Explaining Teqball’s incredible growth in Australian football

Teqball is quickly becoming one of the fastest growing sports in the world and its popularity internationally is starting to slowly make waves in the football culture amongst A-League clubs and state federations in Australia.

Its fast and exciting nature make it enjoyable to play and the sport combines elements from football and table tennis. Its versatility allows an opportunity for anyone to play, and it is suitable in various different settings.

The National Teqball Federation of Australia is the governing body for the sport of Teqball in Australia and was established as recently as 2022 with the headquarters based out of Melbourne, Victoria.

In the past fortnight they have expanded their portfolio of partners, adding Football South Australia and Western United to the A-League clubs such as Adelaide United, Brisbane Roar and the Western Sydney Wanderers.

Through these partnerships, the federation has hosted demonstration events to familiarise people with the basics, been involved in clubs matchday fan zones to increase exposure as well as offer many local clubs a free Teqball table to get more people playing.

Their mission is simply to promote and develop Teqball across the country, organise national competitions, identify and support talented players, and provide educational and training programs for players, coaches, and officials.

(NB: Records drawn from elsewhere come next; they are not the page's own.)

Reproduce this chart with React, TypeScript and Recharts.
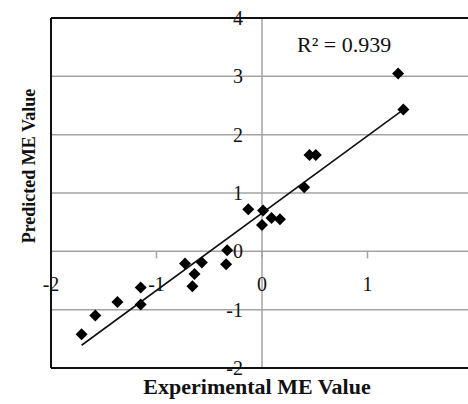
import React from "react";
import { ScatterChart, Scatter, XAxis, YAxis, ReferenceLine, ReferenceDot } from "recharts";

const experimental = [-1.71, -1.58, -1.37, -1.15, -1.15, -0.73, -0.64, -0.66, -0.57, -0.33, -0.34, -0.13, 0.01, 0.0, 0.09, 0.17, 0.4, 0.45, 0.51, 1.29, 1.34];
const predicted = [-1.42, -1.1, -0.87, -0.62, -0.91, -0.21, -0.39, -0.6, -0.19, 0.02, -0.22, 0.72, 0.7, 0.45, 0.57, 0.55, 1.1, 1.65, 1.65, 3.05, 2.43];

const trendX = [-1.71, 1.34];
const trendY = [-1.61, 2.43];

const xTicks = [-2, -1, 0, 1, 2];
const yTicks = [-2, -1, 0, 1, 2, 3, 4];
const r2Text = "R² = 0.939";

const points = experimental.map((x, i) => ({ x, y: predicted[i] }));
const trend = trendX.map((x, i) => ({ x, y: trendY[i] }));

const serif = '"Liberation Serif", "Times New Roman", serif';
const gridColor = "#a3a3a3";

function Diamond(props: any) {
  const { cx, cy } = props;
  const s = 6;
  return (
    <polygon
      points={`${cx},${cy - s} ${cx + s},${cy} ${cx},${cy + s} ${cx - s},${cy}`}
      fill="#000"
    />
  );
}

export default function App() {
  return (
    <div
      style={{
        position: "fixed",
        left: 0,
        top: 0,
        width: 468,
        height: 404,
        overflow: "hidden",
        background: "#fff",
        fontFamily: serif,
      }}
    >
      <ScatterChart width={480} height={404} margin={{ top: 18, right: 7, bottom: 36, left: 51 }}>
        <XAxis type="number" dataKey="x" domain={[-2, 2]} ticks={xTicks} hide />
        <YAxis type="number" dataKey="y" domain={[-2, 4]} ticks={yTicks} hide />

        {yTicks.map((t) => (
          <ReferenceLine key={"g" + t} y={t} stroke={gridColor} strokeWidth={1.5} />
        ))}
        <ReferenceLine x={0} stroke={gridColor} strokeWidth={1.5} />
        {xTicks.map((t) => (
          <ReferenceLine
            key={"t" + t}
            segment={[{ x: t, y: 0 }, { x: t, y: -0.12 }]}
            stroke={gridColor}
            strokeWidth={1.5}
          />
        ))}

        {/* plot border */}
        <ReferenceLine y={4} stroke="#111" strokeWidth={2} />
        <ReferenceLine y={-2} stroke="#111" strokeWidth={2} />
        <ReferenceLine x={-2} stroke="#111" strokeWidth={2} />
        <ReferenceLine x={2} stroke="#111" strokeWidth={2} />

        {xTicks.map((t) => (
          <ReferenceDot
            key={"xl" + t}
            x={t}
            y={0}
            r={0}
            fill="none"
            stroke="none"
            ifOverflow="visible"
            label={{ value: String(t), position: "bottom", offset: 25, fontSize: 20, fill: "#111", fontFamily: serif }}
          />
        ))}
        {yTicks.map((t) => (
          <ReferenceDot
            key={"yl" + t}
            x={0}
            y={t}
            r={0}
            fill="none"
            stroke="none"
            ifOverflow="visible"
            label={{ value: String(t), position: "left", offset: 19, fontSize: 20, fill: "#111", fontFamily: serif }}
          />
        ))}

        <Scatter
          data={trend}
          line={{ stroke: "#111", strokeWidth: 1.6 }}
          shape={() => <g />}
          isAnimationActive={false}
        />
        <Scatter data={points} shape={<Diamond />} isAnimationActive={false} />
      </ScatterChart>

      <div
        style={{
          position: "absolute",
          left: 297,
          top: 32,
          fontSize: 22,
          color: "#111",
          whiteSpace: "nowrap",
          lineHeight: "26px",
        }}
      >
        {r2Text}
      </div>
      <div
        style={{
          position: "absolute",
          left: 257,
          top: 387,
          transform: "translate(-50%, -50%)",
          fontSize: 22,
          fontWeight: "bold",
          color: "#111",
          whiteSpace: "nowrap",
        }}
      >
        Experimental ME Value
      </div>
      <div
        style={{
          position: "absolute",
          left: 29,
          top: 166,
          transform: "translate(-50%, -50%) rotate(-90deg)",
          fontSize: 18,
          fontWeight: "bold",
          color: "#111",
          whiteSpace: "nowrap",
        }}
      >
        Predicted ME Value
      </div>
    </div>
  );
}
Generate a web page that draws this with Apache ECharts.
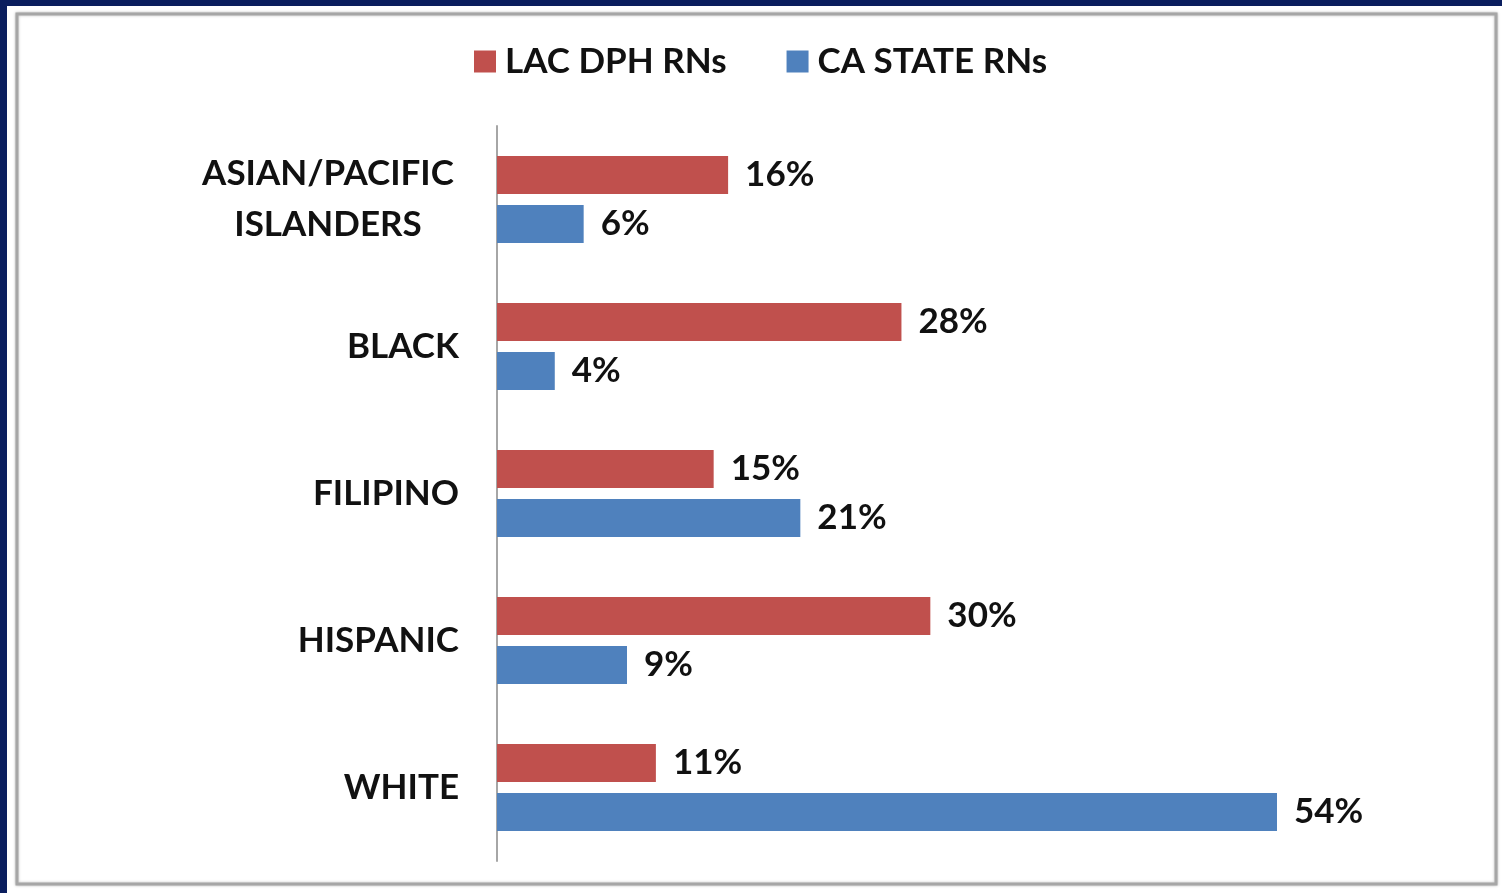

In deeper focus, the main goals for the Australian Teqball Federation include:

– Promotion and Development: Increasing awareness and encouraging participation in Teqball at all levels.

– Competitions: Organising national competitions and facilitating Australian players’ involvement in international Teqball events.

– Talent Identification: Supporting talented Teqball players and providing opportunities for them to excel both domestically and internationally.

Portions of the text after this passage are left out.